Arizona opens conference play on Saturday when the No. 25 Wildcats host rival Arizona State in Tucson. The Wildcats, losers of three of their final four non-conference games, look to snap a two-game skid against the Sun Devils that dates back to last season.
Earlier in the week, Arizona received some good news as graduate transfer Stone Gettings will be returning to the lineup for the Pac-12 opener. Gettings, who suffered a face fracture and concussion during Arizona’s pre-season tournament at the Wooden Legacy, has not played in over a month. However, his return adds much-needed depth to Arizona’s frontline, as well as an element of outside shooting and aggressiveness on the boards, which was sorely missing in Wildcat losses to Baylor, Gonzaga, and St. John’s.
Arizona (10-3, 0-0 Pac-12) has won its last nine conference openers under Sean Miller and leads the all-time series with ASU 152-84.
The Wildcats enter Saturday’s tip ranked in the top 20 in both offensive and defensive field goal percentage. Offensively, the Wildcats are shooting 49.2 percent from the floor (No. 13 nationally), while holding opponents to 37.4 percent (No. 17 nationally). If these statistics hold up, it could be a positive final two months of the season for the Wildcats, with a legitimate chance to win the league.
Recent losses aside, the fresh start after a long holiday break, coupled with the return of Gettings could be the right recipe for success for a relatively young team still looking to solidify its identity.
At times, Arizona has been an up tempo, highly-skilled, offensive powerhouse that has looked unstoppable. At other times, Arizona has been a gutsy, resilient, defensive-minded team incapable of overcoming a difficult showing on the offensive end of the floor.
Over the course of 18 conference games, becoming more consistent will serve them well. However, if they get out of sync, nearly every Pac-12 opponent, including ASU, will not hesitate to exploit any Arizona inefficiencies and win the game outright.
On Saturday, ASU brings forward a style somewhat similar to the same St. John’s team that took the action to the Wildcats, beat them to loose balls, scored on broken plays, and got enough easy buckets in transition to earn the upset victory.
To win, Arizona needs to make sure all of their big men get involved in the offense, starting with Zeke Nnaji, who has been the team’s most consistent player on both ends of the floor this season. The Wildcat guards need to attack off the dribble and avoid settling for an overabundance of 3-Point shots. Granted, if the outside shots are falling, Arizona is all but unstoppable on the offensive end of the floor. However, ASU is going to dare Arizona to shoot over the top of its defense and the Wildcats should avoid taking the bait, instead attacking the painted area, outscore ASU on points in the paint, and outshoot the Sun Devils from the free throw line.

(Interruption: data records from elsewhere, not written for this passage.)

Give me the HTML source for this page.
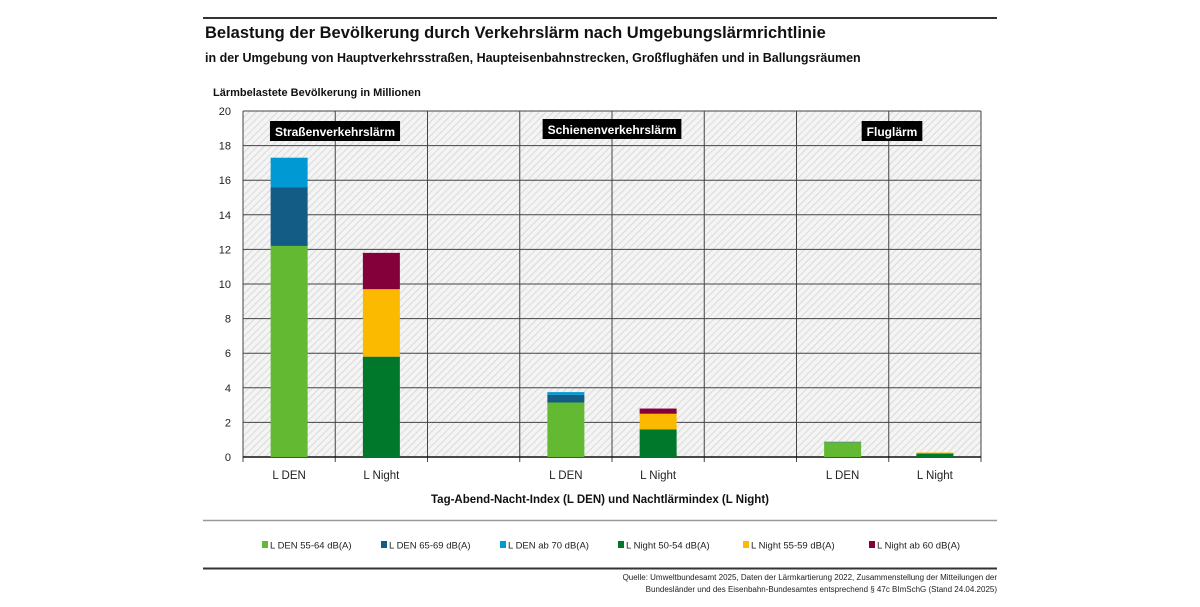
<!DOCTYPE html>
<html><head><meta charset="utf-8"><style>
body{margin:0;width:1200px;height:602px;background:#fff;font-family:"Liberation Sans",sans-serif;overflow:hidden}
svg text{font-family:"Liberation Sans",sans-serif}
</style></head><body>
<svg id="c" width="1200" height="602">
<defs>
<pattern id="hatch" width="5" height="5" patternUnits="userSpaceOnUse" patternTransform="rotate(45)">
<rect width="5" height="5" fill="#f4f4f4"/><line x1="0" y1="0" x2="0" y2="5" stroke="#cfcfcf" stroke-width="1.4"/>
</pattern>
</defs>
<line x1="203" y1="18" x2="997" y2="18" stroke="#333" stroke-width="2"/>
<text x="205" y="38" font-size="16.5" font-weight="bold" fill="#111">Belastung der Bevölkerung durch Verkehrslärm nach Umgebungslärmrichtlinie</text>
<text x="205" y="62" font-size="12.5" font-weight="bold" fill="#111">in der Umgebung von Hauptverkehrsstraßen, Haupteisenbahnstrecken, Großflughäfen und in Ballungsräumen</text>
<text x="213" y="96" font-size="11" font-weight="bold" fill="#111">Lärmbelastete Bevölkerung in Millionen</text>
<g id="plot"></g>
<text x="600" y="503" text-anchor="middle" font-size="11.5" font-weight="bold" fill="#111">Tag-Abend-Nacht-Index (L DEN) und Nachtlärmindex (L Night)</text>
<line x1="203" y1="520.5" x2="997" y2="520.5" stroke="#999" stroke-width="1.5"/>
<g id="legend"></g>
<line x1="203" y1="568.5" x2="997" y2="568.5" stroke="#333" stroke-width="2"/>
<text x="997" y="580" text-anchor="end" font-size="8" fill="#222">Quelle: Umweltbundesamt 2025, Daten der Lärmkartierung 2022, Zusammenstellung der Mitteilungen der</text>
<text x="997" y="592" text-anchor="end" font-size="8" fill="#222">Bundesländer und des Eisenbahn-Bundesamtes entsprechend § 47c BImSchG (Stand 24.04.2025)</text>
</svg>
<script>
const categories=["L DEN","L Night","","L DEN","L Night","","L DEN","L Night"];
const seriesNames=["L DEN 55-64 dB(A)","L DEN 65-69 dB(A)","L DEN ab 70 dB(A)","L Night 50-54 dB(A)","L Night 55-59 dB(A)","L Night ab 60 dB(A)"];
const seriesColors=["#63b931","#135c85","#0099d4","#00782b","#fbba00","#84003b"];
const denValues=[[12.2,3.4,1.7],[3.15,0.45,0.15],[0.85,0.03,0]];
const nightValues=[[5.8,3.9,2.1],[1.6,0.9,0.3],[0.2,0.06,0]];
const yTicks=[0,2,4,6,8,10,12,14,16,18,20];
const groupLabels=["Straßenverkehrslärm","Schienenverkehrslärm","Fluglärm"];
const NS="http://www.w3.org/2000/svg";
const X0=243,X1=981,Y0=457,Y1=111,colW=(X1-X0)/8;
const y=v=>Y0-(v/20)*(Y0-Y1);
const xc=i=>X0+colW*(i+0.5);
const g=document.getElementById('plot');
function mk(t,a,p){const e=document.createElementNS(NS,t);for(const k in a)e.setAttribute(k,a[k]);(p||g).appendChild(e);return e;}
let bg=mk('rect',{x:X0,y:Y1,width:X1-X0,height:Y0-Y1,fill:'url(#hatch)'});


yTicks.forEach(t=>{
 let l=mk('line',{x1:X0,x2:X1,y1:y(t),y2:y(t),stroke:'#444','stroke-width':1});
 
 
 let tx=mk('text',{x:X0-12,y:y(t)+4,'text-anchor':'end','font-size':11,fill:'#222'});tx.textContent=t;
 
 
});
for(let i=0;i<=8;i++){
 let l=mk('line',{x1:X0+colW*i,x2:X0+colW*i,y1:Y1,y2:Y0+5,stroke:'#444','stroke-width':1});
 
 
}
mk('line',{x1:X0,x2:X1,y1:Y0,y2:Y0,stroke:'#111','stroke-width':1.5});
categories.forEach((c,i)=>{if(!c)return;
 let tx=mk('text',{x:xc(i),y:Y0+22,'text-anchor':'middle','font-size':11.5,fill:'#222'});tx.textContent=c;
 
 
});
const bw=37;
[0,1,2].forEach(gi=>{
 [[denValues[gi],0],[nightValues[gi],3]].forEach(([vals,off],k)=>{
  let base=0,col=gi*3+k;
  vals.forEach((v,si)=>{
   if(v<=0)return;
   let r=mk('rect',{x:xc(col)-bw/2,y:y(base+v),width:bw,height:y(base)-y(base+v),fill:seriesColors[off+si]});
   
   
   base+=v;
  });
 });
});
const lblPos=[[335,131],[612,129],[892,131]];
groupLabels.forEach((t,i)=>{
 let tx=mk('text',{x:lblPos[i][0],y:lblPos[i][1]+5,'text-anchor':'middle','font-size':12,'font-weight':'bold',fill:'#fff'});
 tx.textContent=t;
 let b=tx.getBBox();
 let r=mk('rect',{x:b.x-5,y:lblPos[i][1]-10,width:b.width+10,height:20,fill:'#000'});
 g.insertBefore(r,tx);
 
 
 
 
});
const lg=document.getElementById('legend');
const lx=[262,381,500,618,743,869];
seriesNames.forEach((n,i)=>{
 let r=mk('rect',{x:lx[i],y:541,width:6,height:7,fill:seriesColors[i]},lg);
 
 
 let tx=mk('text',{x:lx[i]+8,y:548.5,'font-size':9.5,fill:'#222'},lg);tx.textContent=n;
 
 
});
</script>
</body></html>
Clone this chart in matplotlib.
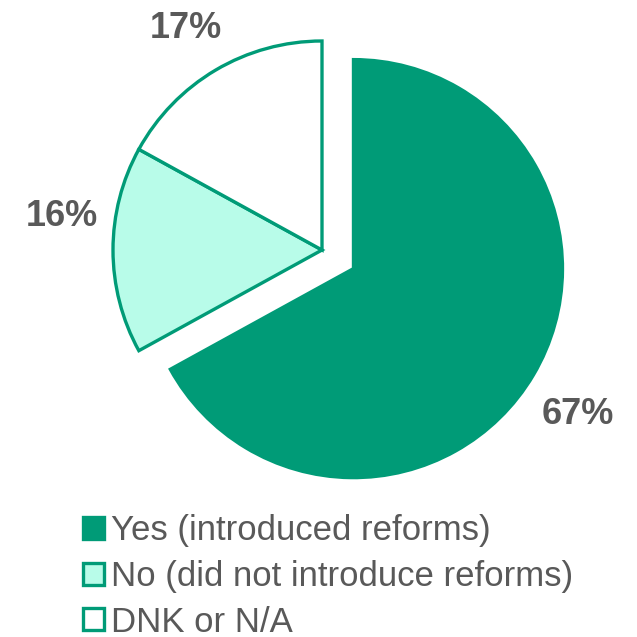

Perhaps most important is Arizona being a more aggressive rebounding team. Arizona enters league play with a rebounding margin below plus four (+4). If team rebounding remains the same, the Wildcats will struggle in conference. Defensive field goal percentage can only take a defense so far, and without securing the rebound off a miss and therefore minimizing scoring opportunities for the opponent, Arizona will be fighting an uphill battle. A key, in this area, is Arizona’s big guards getting more involved on the defensive boards. In non-conference play, Arizona’s guards seemed more concerned with triggering the fast break rather than being in solid rebounding position to protect against the types of tip outs and loose ball scrambles that have, to this point, plagued the Wildcats.
I expect to see a more concentrated effort from all five Wildcats on the floor to first secure the defensive rebound on Saturday, especially since the team has now had a chance to take a step back and really breakdown game film from the non-conference slate. If they do that, they’re going to be tough to beat, particularly at home where Arizona is 101-9 (.918) in the last 110 games played at McKale Center.